• DATA ROWS
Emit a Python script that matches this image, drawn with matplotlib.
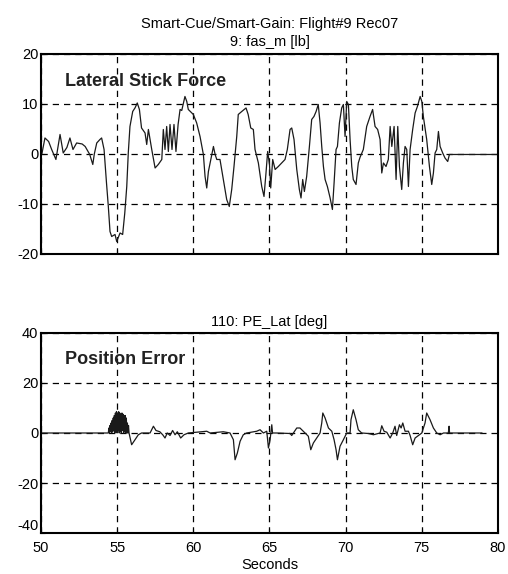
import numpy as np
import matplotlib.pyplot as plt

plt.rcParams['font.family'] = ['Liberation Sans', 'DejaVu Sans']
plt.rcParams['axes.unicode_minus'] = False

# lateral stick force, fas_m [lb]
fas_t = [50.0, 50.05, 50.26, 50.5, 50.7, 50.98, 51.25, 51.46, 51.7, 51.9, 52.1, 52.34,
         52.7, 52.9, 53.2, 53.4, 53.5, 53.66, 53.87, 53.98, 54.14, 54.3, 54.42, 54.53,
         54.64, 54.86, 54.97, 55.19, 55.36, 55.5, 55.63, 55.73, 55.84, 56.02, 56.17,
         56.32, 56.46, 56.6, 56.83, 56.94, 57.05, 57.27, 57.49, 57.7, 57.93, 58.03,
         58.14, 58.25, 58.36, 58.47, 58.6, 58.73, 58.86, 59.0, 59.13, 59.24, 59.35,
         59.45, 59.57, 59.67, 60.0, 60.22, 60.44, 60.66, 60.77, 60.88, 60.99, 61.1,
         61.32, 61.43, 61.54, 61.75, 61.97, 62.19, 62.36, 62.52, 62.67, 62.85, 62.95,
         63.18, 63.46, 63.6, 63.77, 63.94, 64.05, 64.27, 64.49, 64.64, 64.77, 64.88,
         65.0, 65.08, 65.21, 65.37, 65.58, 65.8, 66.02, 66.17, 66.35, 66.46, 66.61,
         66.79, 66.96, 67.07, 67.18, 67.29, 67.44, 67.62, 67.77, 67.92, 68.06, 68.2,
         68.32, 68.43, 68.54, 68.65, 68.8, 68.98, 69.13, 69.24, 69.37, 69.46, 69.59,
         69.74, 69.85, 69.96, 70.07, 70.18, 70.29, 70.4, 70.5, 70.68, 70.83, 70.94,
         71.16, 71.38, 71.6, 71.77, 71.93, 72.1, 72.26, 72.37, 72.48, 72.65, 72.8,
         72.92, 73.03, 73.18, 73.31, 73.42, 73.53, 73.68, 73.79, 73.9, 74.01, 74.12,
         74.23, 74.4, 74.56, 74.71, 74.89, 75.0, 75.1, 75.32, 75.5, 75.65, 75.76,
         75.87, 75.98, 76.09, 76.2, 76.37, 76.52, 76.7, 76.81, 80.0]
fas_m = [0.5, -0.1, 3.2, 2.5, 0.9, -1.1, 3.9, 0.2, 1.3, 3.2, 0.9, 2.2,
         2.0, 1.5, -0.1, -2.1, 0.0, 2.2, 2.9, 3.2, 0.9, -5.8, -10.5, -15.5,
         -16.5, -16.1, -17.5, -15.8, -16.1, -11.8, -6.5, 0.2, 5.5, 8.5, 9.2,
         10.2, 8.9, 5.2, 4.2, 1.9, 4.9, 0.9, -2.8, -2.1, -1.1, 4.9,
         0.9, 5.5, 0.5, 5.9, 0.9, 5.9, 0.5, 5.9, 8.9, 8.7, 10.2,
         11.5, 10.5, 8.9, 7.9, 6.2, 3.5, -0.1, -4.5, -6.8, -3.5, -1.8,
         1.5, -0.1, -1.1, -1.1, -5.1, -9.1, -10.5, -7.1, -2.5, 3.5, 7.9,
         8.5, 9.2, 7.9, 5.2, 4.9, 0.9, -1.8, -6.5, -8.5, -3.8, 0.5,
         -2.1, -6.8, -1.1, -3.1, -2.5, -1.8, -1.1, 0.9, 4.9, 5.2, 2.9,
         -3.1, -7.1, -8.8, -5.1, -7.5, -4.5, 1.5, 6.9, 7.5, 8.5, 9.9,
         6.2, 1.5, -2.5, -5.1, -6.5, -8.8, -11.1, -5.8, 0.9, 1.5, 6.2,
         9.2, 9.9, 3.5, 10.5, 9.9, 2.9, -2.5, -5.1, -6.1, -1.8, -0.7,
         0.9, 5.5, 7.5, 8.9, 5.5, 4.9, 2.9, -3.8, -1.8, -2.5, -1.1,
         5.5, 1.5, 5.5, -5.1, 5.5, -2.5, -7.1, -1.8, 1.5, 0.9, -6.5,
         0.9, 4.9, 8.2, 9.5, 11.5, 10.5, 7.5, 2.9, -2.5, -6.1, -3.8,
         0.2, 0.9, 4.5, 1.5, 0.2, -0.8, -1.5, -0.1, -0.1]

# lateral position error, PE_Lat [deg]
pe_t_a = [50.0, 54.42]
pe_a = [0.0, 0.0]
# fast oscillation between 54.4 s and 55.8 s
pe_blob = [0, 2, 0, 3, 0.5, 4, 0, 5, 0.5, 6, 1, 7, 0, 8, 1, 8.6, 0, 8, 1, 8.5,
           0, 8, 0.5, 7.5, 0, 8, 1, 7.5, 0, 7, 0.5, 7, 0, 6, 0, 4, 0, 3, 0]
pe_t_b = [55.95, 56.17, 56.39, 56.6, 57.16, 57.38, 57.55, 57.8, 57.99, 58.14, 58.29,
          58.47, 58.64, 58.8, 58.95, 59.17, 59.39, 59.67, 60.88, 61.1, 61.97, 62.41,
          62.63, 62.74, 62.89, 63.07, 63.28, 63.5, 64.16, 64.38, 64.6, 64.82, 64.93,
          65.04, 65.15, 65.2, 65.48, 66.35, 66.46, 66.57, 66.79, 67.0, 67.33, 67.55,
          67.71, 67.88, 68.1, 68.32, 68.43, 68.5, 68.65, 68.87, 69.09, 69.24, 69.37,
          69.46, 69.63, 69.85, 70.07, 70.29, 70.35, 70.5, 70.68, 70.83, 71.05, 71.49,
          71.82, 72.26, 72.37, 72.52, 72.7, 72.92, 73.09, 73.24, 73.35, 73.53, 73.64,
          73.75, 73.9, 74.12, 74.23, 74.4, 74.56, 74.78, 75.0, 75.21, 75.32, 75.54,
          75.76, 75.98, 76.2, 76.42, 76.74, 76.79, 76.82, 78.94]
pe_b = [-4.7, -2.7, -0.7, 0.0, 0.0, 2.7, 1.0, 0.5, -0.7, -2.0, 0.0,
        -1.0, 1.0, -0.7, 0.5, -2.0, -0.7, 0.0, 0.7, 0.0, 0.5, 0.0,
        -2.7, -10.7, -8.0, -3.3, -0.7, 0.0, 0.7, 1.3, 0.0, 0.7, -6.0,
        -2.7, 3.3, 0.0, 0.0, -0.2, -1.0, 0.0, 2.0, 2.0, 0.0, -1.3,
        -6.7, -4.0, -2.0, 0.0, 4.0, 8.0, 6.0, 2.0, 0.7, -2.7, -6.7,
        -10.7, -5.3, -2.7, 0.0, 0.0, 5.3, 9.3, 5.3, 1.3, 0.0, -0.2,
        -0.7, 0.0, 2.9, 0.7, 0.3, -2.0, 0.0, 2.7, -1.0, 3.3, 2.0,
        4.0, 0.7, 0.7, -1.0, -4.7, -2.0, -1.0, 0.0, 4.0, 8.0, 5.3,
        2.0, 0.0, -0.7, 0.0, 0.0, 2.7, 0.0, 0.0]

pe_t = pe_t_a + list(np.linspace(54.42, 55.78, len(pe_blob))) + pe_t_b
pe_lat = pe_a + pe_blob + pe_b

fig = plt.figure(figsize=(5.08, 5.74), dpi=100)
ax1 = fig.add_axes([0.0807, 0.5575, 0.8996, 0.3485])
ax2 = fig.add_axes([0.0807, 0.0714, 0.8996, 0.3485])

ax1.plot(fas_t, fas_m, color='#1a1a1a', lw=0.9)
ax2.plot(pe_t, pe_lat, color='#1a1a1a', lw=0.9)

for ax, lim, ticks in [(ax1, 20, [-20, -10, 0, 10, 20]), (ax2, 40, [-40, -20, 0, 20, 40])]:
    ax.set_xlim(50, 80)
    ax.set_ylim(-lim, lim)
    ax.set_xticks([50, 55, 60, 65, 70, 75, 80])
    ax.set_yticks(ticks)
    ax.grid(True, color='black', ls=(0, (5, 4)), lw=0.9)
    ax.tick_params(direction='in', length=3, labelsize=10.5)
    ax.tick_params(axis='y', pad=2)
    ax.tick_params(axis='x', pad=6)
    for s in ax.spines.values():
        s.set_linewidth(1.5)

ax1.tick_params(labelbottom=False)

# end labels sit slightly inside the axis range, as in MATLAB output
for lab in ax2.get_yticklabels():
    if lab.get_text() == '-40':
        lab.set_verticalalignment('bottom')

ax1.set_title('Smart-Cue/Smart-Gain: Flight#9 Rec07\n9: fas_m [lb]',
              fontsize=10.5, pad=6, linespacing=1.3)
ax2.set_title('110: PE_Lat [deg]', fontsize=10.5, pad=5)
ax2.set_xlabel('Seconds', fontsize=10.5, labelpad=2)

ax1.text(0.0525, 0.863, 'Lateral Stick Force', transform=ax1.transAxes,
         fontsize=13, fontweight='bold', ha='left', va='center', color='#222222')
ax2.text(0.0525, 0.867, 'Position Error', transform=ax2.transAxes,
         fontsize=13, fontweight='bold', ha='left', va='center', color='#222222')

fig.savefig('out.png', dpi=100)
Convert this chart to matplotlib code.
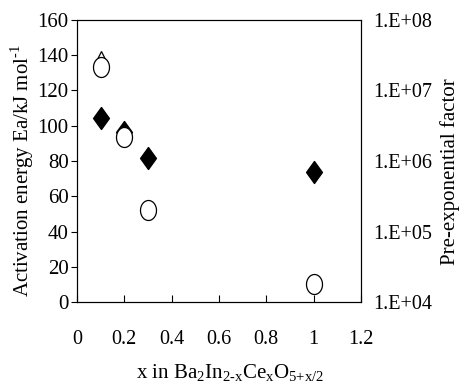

• PROMPT
Every line from the top of the material above through the line with "plt.rcParams['axes.unicode_minus'] = False" should be duplicated exactly, please; leave out the pictures.

• OUTPUT FOR THIS EXERCISE
Emit a Python script that matches this image, drawn with matplotlib.
import numpy as np
import matplotlib.pyplot as plt

plt.rcParams['font.family'] = ['Liberation Sans', 'DejaVu Sans']
plt.rcParams['axes.unicode_minus'] = False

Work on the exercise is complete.